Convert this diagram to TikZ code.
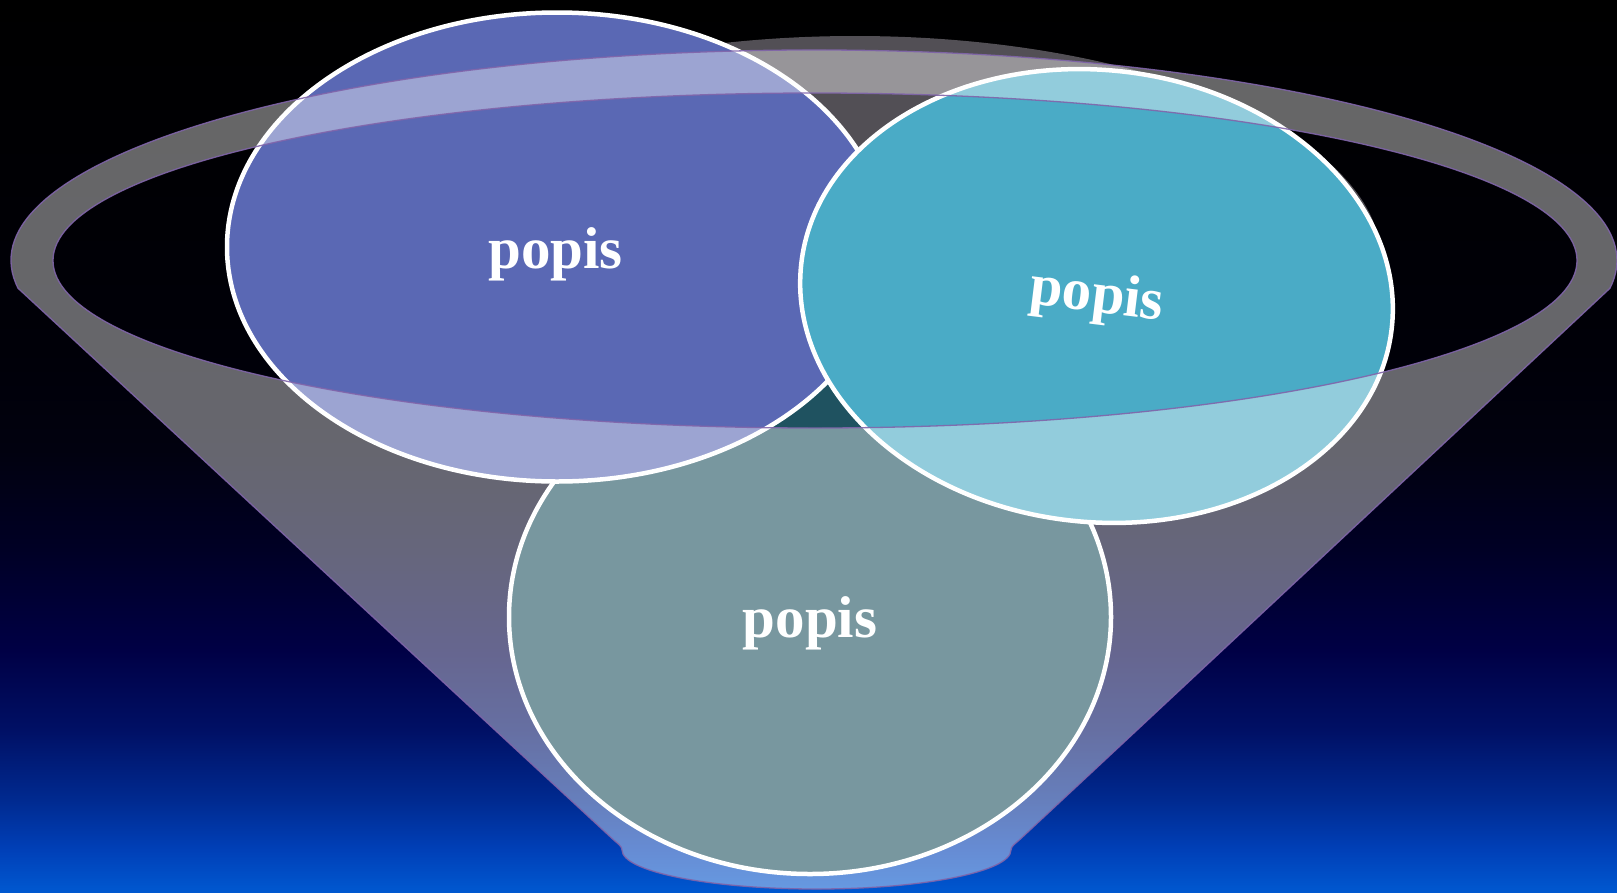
\documentclass[tikz,border=0pt]{standalone}
\usepackage{fontspec}
\setmainfont{Liberation Serif}
\definecolor{bgA}{RGB}{0,0,0}
\definecolor{bgB}{RGB}{0,0,8}
\definecolor{bgC}{RGB}{1,1,15}
\definecolor{bgD}{RGB}{0,0,37}
\definecolor{bgE}{RGB}{0,0,69}
\definecolor{bgF}{RGB}{0,16,101}
\definecolor{bgG}{RGB}{0,42,144}
\definecolor{bgH}{RGB}{0,64,184}
\definecolor{bgI}{RGB}{0,88,208}
\definecolor{blueC}{RGB}{90,104,180}
\definecolor{cyanC}{RGB}{74,171,198}
\definecolor{tealC}{RGB}{31,82,96}
\definecolor{darkC}{RGB}{82,79,85}
\definecolor{rimline}{RGB}{128,100,170}
\pgfdeclareverticalshading{bgshade}{100bp}{color(0bp)=(bgI); color(25bp)=(bgI); color(27.35bp)=(bgH); color(30.16bp)=(bgG); color(34.08bp)=(bgF); color(38.57bp)=(bgE); color(44.17bp)=(bgD); color(49.78bp)=(bgC); color(55.38bp)=(bgB); color(75bp)=(bgA); color(100bp)=(bgA)}
\tikzset{
  bubble/.style={draw=white, line width=4.5},
  funnelbody/.style={fill=white, fill opacity=0.4, draw=rimline, draw opacity=0.9, line width=1.3, even odd rule},
  lbl/.style={text=white, font=\fontsize{59}{59}\selectfont\bfseries, inner sep=0pt, anchor=base}
}
\begin{document}
\begin{tikzpicture}[x=1pt,y=-1pt]
\useasboundingbox (0,0) rectangle (1617,892);
\fill[shading=bgshade] (0,0) rectangle (1617,892);
% dark back shape
\fill[darkC] (855,260) ellipse[x radius=526, y radius=224];
% bottom circle
\filldraw[bubble, fill=tealC] (810,617) ellipse[x radius=301, y radius=257];
% blue circle
\filldraw[bubble, fill=blueC] (557,247) ellipse[x radius=330, y radius=234.5];
% cyan circle
\filldraw[bubble, fill=cyanC, rotate around={-6:(1096.5,296)}] (1096.5,296) ellipse[x radius=297, y radius=226];
% funnel
\path[funnelbody] (18.1,288.3) arc[start angle=172.4, end angle=367.6, x radius=803, y radius=210.5]
  -- (1021,838.4) .. controls (1015,844) and (1011,846) .. (1011,850)
  arc[start angle=0, end angle=180, x radius=194.5, y radius=39]
  .. controls (622,846) and (618,844) .. (612,838.4) -- cycle
  (815,260.5) ellipse[x radius=762, y radius=167.5];
% labels
\node[lbl] (t1) at (555.5,268) {popis};
\node[lbl, rotate=-7] (t2) at (1095,312) {popis};
\node[lbl] (t3) at (810,637) {popis};
\end{tikzpicture}
\end{document}
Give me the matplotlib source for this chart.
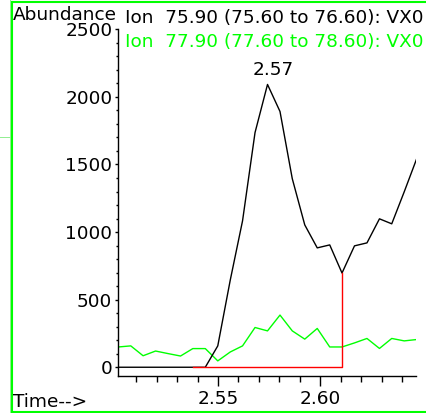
import matplotlib
matplotlib.use('Agg')
import matplotlib.pyplot as plt
from matplotlib.lines import Line2D
from matplotlib.ticker import MultipleLocator, FixedLocator

plt.rcParams['font.family'] = ['DejaVu Sans']

# scan times (min)
times = [2.5013, 2.5074, 2.5134, 2.5195, 2.5256, 2.5317, 2.5377, 2.5438,
         2.5499, 2.5560, 2.5620, 2.5681, 2.5742, 2.5803, 2.5863, 2.5924,
         2.5985, 2.6046, 2.6106, 2.6167, 2.6228, 2.6289, 2.6349, 2.6410,
         2.6471]

# extracted ion abundances
ion_75 = [0, 0, 0, 0, 0, 0, 0, 0,
          158, 645, 1083, 1736, 2092, 1892, 1395, 1053,
          883, 905, 697, 898, 920, 1098, 1061, 1298, 1543]
ion_77 = [150, 158, 85, 120, 101, 83, 138, 138,
          47, 113, 158, 294, 269, 386, 269, 208,
          287, 150, 150, 180, 213, 139, 213, 195, 205]

label_75 = 'Ion  75.90 (75.60 to 76.60): VX0'
label_77 = 'Ion  77.90 (77.60 to 78.60): VX0'
peak_label = '2.57'
peak_idx = 12
base_start, base_end = 6, 18

FS = 13.3
W, H = 426, 413
fig = plt.figure(figsize=(W / 100, H / 100), dpi=100)
ax = fig.add_axes([117.7 / W, 1 - 376.3 / H, (416.3 - 117.7) / W, (376.3 - 29.3) / H])

ax.plot(times, ion_75, color='black', lw=1.0, zorder=3)
ax.plot(times, ion_77, color='#00ff00', lw=1.0, zorder=2)
# integration baseline
ax.plot([times[base_start], times[base_end], times[base_end]],
        [0, 0, ion_75[base_end]], color='#ff0000', lw=1.0, zorder=4)

ax.annotate(peak_label, (times[peak_idx], ion_75[peak_idx]),
            xytext=(4, 4), textcoords='offset points',
            ha='center', va='bottom', fontsize=FS)

ax.set_xlim(2.5010, 2.6469)
ax.set_ylim(-67, 2500)

for s in ['top', 'right']:
    ax.spines[s].set_visible(False)
for s in ['left', 'bottom']:
    ax.spines[s].set_linewidth(1.0)

ax.yaxis.set_major_locator(MultipleLocator(500))
ax.yaxis.set_minor_locator(MultipleLocator(100))
ax.xaxis.set_major_locator(FixedLocator([2.55, 2.60]))
ax.xaxis.set_minor_locator(MultipleLocator(0.01))
ax.xaxis.set_major_formatter(plt.FuncFormatter(lambda v, p: f'{v:.2f}'))

ax.tick_params(axis='y', which='major', direction='out', length=2.4, width=1.0,
               pad=1.5, labelsize=FS)
ax.tick_params(axis='y', which='minor', direction='out', length=1.2, width=1.0)
ax.tick_params(axis='x', which='major', direction='out', length=7.2, width=1.0,
               pad=3, labelsize=FS)
ax.tick_params(axis='x', which='minor', direction='out', length=4.3, width=1.0)

fig.text(13 / W, 1 - 20 / H, 'Abundance', fontsize=FS, va='baseline', ha='left')
fig.text(125 / W, 1 - 22.7 / H, label_75, fontsize=FS, va='baseline', ha='left',
         color='black')
fig.text(125 / W, 1 - 46.7 / H, label_77, fontsize=FS, va='baseline', ha='left',
         color='#00ff00')
fig.text(13 / W, 1 - 407.3 / H, 'Time-->', fontsize=FS, va='baseline', ha='left')

# panel frame
green = '#00ff00'
fig.add_artist(Line2D([11.7 / W, 11.7 / W], [1 - 412 / H, 1 - 1.7 / H],
                      color=green, lw=1.5, transform=fig.transFigure))
fig.add_artist(Line2D([11.7 / W, 1.0], [1 - 1.7 / H, 1 - 1.7 / H],
                      color=green, lw=1.5, transform=fig.transFigure))
fig.add_artist(Line2D([11.7 / W, 1.0], [1 - 412 / H, 1 - 412 / H],
                      color=green, lw=1.5, transform=fig.transFigure))
# edge of neighbouring panel
fig.add_artist(Line2D([10 / W, 10 / W], [0, 1], color='#90ee90', lw=0.7,
                      transform=fig.transFigure))
fig.add_artist(Line2D([0, 10 / W], [1 - 137 / H, 1 - 137 / H], color='#90ee90',
                      lw=0.7, transform=fig.transFigure))

fig.savefig('out.png', dpi=100)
+++
▸ WORK TO COMPLETE
Copy the records above exactly, leaving out every picture.

▸ ANSWER IN FULL
Convert this diagram to TikZ code.
\documentclass[tikz,border=0pt]{standalone}
\usepackage{fontspec}
\setmainfont{Liberation Serif}
\definecolor{bgA}{RGB}{0,0,0}
\definecolor{bgB}{RGB}{0,0,8}
\definecolor{bgC}{RGB}{1,1,15}
\definecolor{bgD}{RGB}{0,0,37}
\definecolor{bgE}{RGB}{0,0,69}
\definecolor{bgF}{RGB}{0,16,101}
\definecolor{bgG}{RGB}{0,42,144}
\definecolor{bgH}{RGB}{0,64,184}
\definecolor{bgI}{RGB}{0,88,208}
\definecolor{blueC}{RGB}{90,104,180}
\definecolor{cyanC}{RGB}{74,171,198}
\definecolor{tealC}{RGB}{31,82,96}
\definecolor{darkC}{RGB}{82,79,85}
\definecolor{rimline}{RGB}{128,100,170}
\pgfdeclareverticalshading{bgshade}{100bp}{color(0bp)=(bgI); color(25bp)=(bgI); color(27.35bp)=(bgH); color(30.16bp)=(bgG); color(34.08bp)=(bgF); color(38.57bp)=(bgE); color(44.17bp)=(bgD); color(49.78bp)=(bgC); color(55.38bp)=(bgB); color(75bp)=(bgA); color(100bp)=(bgA)}
\tikzset{
  bubble/.style={draw=white, line width=4.5},
  funnelbody/.style={fill=white, fill opacity=0.4, draw=rimline, draw opacity=0.9, line width=1.3, even odd rule},
  lbl/.style={text=white, font=\fontsize{59}{59}\selectfont\bfseries, inner sep=0pt, anchor=base}
}
\begin{document}
\begin{tikzpicture}[x=1pt,y=-1pt]
\useasboundingbox (0,0) rectangle (1617,892);
\fill[shading=bgshade] (0,0) rectangle (1617,892);
% dark back shape
\fill[darkC] (855,260) ellipse[x radius=526, y radius=224];
% bottom circle
\filldraw[bubble, fill=tealC] (810,617) ellipse[x radius=301, y radius=257];
% blue circle
\filldraw[bubble, fill=blueC] (557,247) ellipse[x radius=330, y radius=234.5];
% cyan circle
\filldraw[bubble, fill=cyanC, rotate around={-6:(1096.5,296)}] (1096.5,296) ellipse[x radius=297, y radius=226];
% funnel
\path[funnelbody] (18.1,288.3) arc[start angle=172.4, end angle=367.6, x radius=803, y radius=210.5]
  -- (1021,838.4) .. controls (1015,844) and (1011,846) .. (1011,850)
  arc[start angle=0, end angle=180, x radius=194.5, y radius=39]
  .. controls (622,846) and (618,844) .. (612,838.4) -- cycle
  (815,260.5) ellipse[x radius=762, y radius=167.5];
% labels
\node[lbl] (t1) at (555.5,268) {popis};
\node[lbl, rotate=-7] (t2) at (1095,312) {popis};
\node[lbl] (t3) at (810,637) {popis};
\end{tikzpicture}
\end{document}
Give me the matplotlib source for this chart.
import matplotlib
matplotlib.use('Agg')
import matplotlib.pyplot as plt
from matplotlib.lines import Line2D
from matplotlib.ticker import MultipleLocator, FixedLocator

plt.rcParams['font.family'] = ['DejaVu Sans']

# scan times (min)
times = [2.5013, 2.5074, 2.5134, 2.5195, 2.5256, 2.5317, 2.5377, 2.5438,
         2.5499, 2.5560, 2.5620, 2.5681, 2.5742, 2.5803, 2.5863, 2.5924,
         2.5985, 2.6046, 2.6106, 2.6167, 2.6228, 2.6289, 2.6349, 2.6410,
         2.6471]

# extracted ion abundances
ion_75 = [0, 0, 0, 0, 0, 0, 0, 0,
          158, 645, 1083, 1736, 2092, 1892, 1395, 1053,
          883, 905, 697, 898, 920, 1098, 1061, 1298, 1543]
ion_77 = [150, 158, 85, 120, 101, 83, 138, 138,
          47, 113, 158, 294, 269, 386, 269, 208,
          287, 150, 150, 180, 213, 139, 213, 195, 205]

label_75 = 'Ion  75.90 (75.60 to 76.60): VX0'
label_77 = 'Ion  77.90 (77.60 to 78.60): VX0'
peak_label = '2.57'
peak_idx = 12
base_start, base_end = 6, 18

FS = 13.3
W, H = 426, 413
fig = plt.figure(figsize=(W / 100, H / 100), dpi=100)
ax = fig.add_axes([117.7 / W, 1 - 376.3 / H, (416.3 - 117.7) / W, (376.3 - 29.3) / H])

ax.plot(times, ion_75, color='black', lw=1.0, zorder=3)
ax.plot(times, ion_77, color='#00ff00', lw=1.0, zorder=2)
# integration baseline
ax.plot([times[base_start], times[base_end], times[base_end]],
        [0, 0, ion_75[base_end]], color='#ff0000', lw=1.0, zorder=4)

ax.annotate(peak_label, (times[peak_idx], ion_75[peak_idx]),
            xytext=(4, 4), textcoords='offset points',
            ha='center', va='bottom', fontsize=FS)

ax.set_xlim(2.5010, 2.6469)
ax.set_ylim(-67, 2500)

for s in ['top', 'right']:
    ax.spines[s].set_visible(False)
for s in ['left', 'bottom']:
    ax.spines[s].set_linewidth(1.0)

ax.yaxis.set_major_locator(MultipleLocator(500))
ax.yaxis.set_minor_locator(MultipleLocator(100))
ax.xaxis.set_major_locator(FixedLocator([2.55, 2.60]))
ax.xaxis.set_minor_locator(MultipleLocator(0.01))
ax.xaxis.set_major_formatter(plt.FuncFormatter(lambda v, p: f'{v:.2f}'))

ax.tick_params(axis='y', which='major', direction='out', length=2.4, width=1.0,
               pad=1.5, labelsize=FS)
ax.tick_params(axis='y', which='minor', direction='out', length=1.2, width=1.0)
ax.tick_params(axis='x', which='major', direction='out', length=7.2, width=1.0,
               pad=3, labelsize=FS)
ax.tick_params(axis='x', which='minor', direction='out', length=4.3, width=1.0)

fig.text(13 / W, 1 - 20 / H, 'Abundance', fontsize=FS, va='baseline', ha='left')
fig.text(125 / W, 1 - 22.7 / H, label_75, fontsize=FS, va='baseline', ha='left',
         color='black')
fig.text(125 / W, 1 - 46.7 / H, label_77, fontsize=FS, va='baseline', ha='left',
         color='#00ff00')
fig.text(13 / W, 1 - 407.3 / H, 'Time-->', fontsize=FS, va='baseline', ha='left')

# panel frame
green = '#00ff00'
fig.add_artist(Line2D([11.7 / W, 11.7 / W], [1 - 412 / H, 1 - 1.7 / H],
                      color=green, lw=1.5, transform=fig.transFigure))
fig.add_artist(Line2D([11.7 / W, 1.0], [1 - 1.7 / H, 1 - 1.7 / H],
                      color=green, lw=1.5, transform=fig.transFigure))
fig.add_artist(Line2D([11.7 / W, 1.0], [1 - 412 / H, 1 - 412 / H],
                      color=green, lw=1.5, transform=fig.transFigure))
# edge of neighbouring panel
fig.add_artist(Line2D([10 / W, 10 / W], [0, 1], color='#90ee90', lw=0.7,
                      transform=fig.transFigure))
fig.add_artist(Line2D([0, 10 / W], [1 - 137 / H, 1 - 137 / H], color='#90ee90',
                      lw=0.7, transform=fig.transFigure))

fig.savefig('out.png', dpi=100)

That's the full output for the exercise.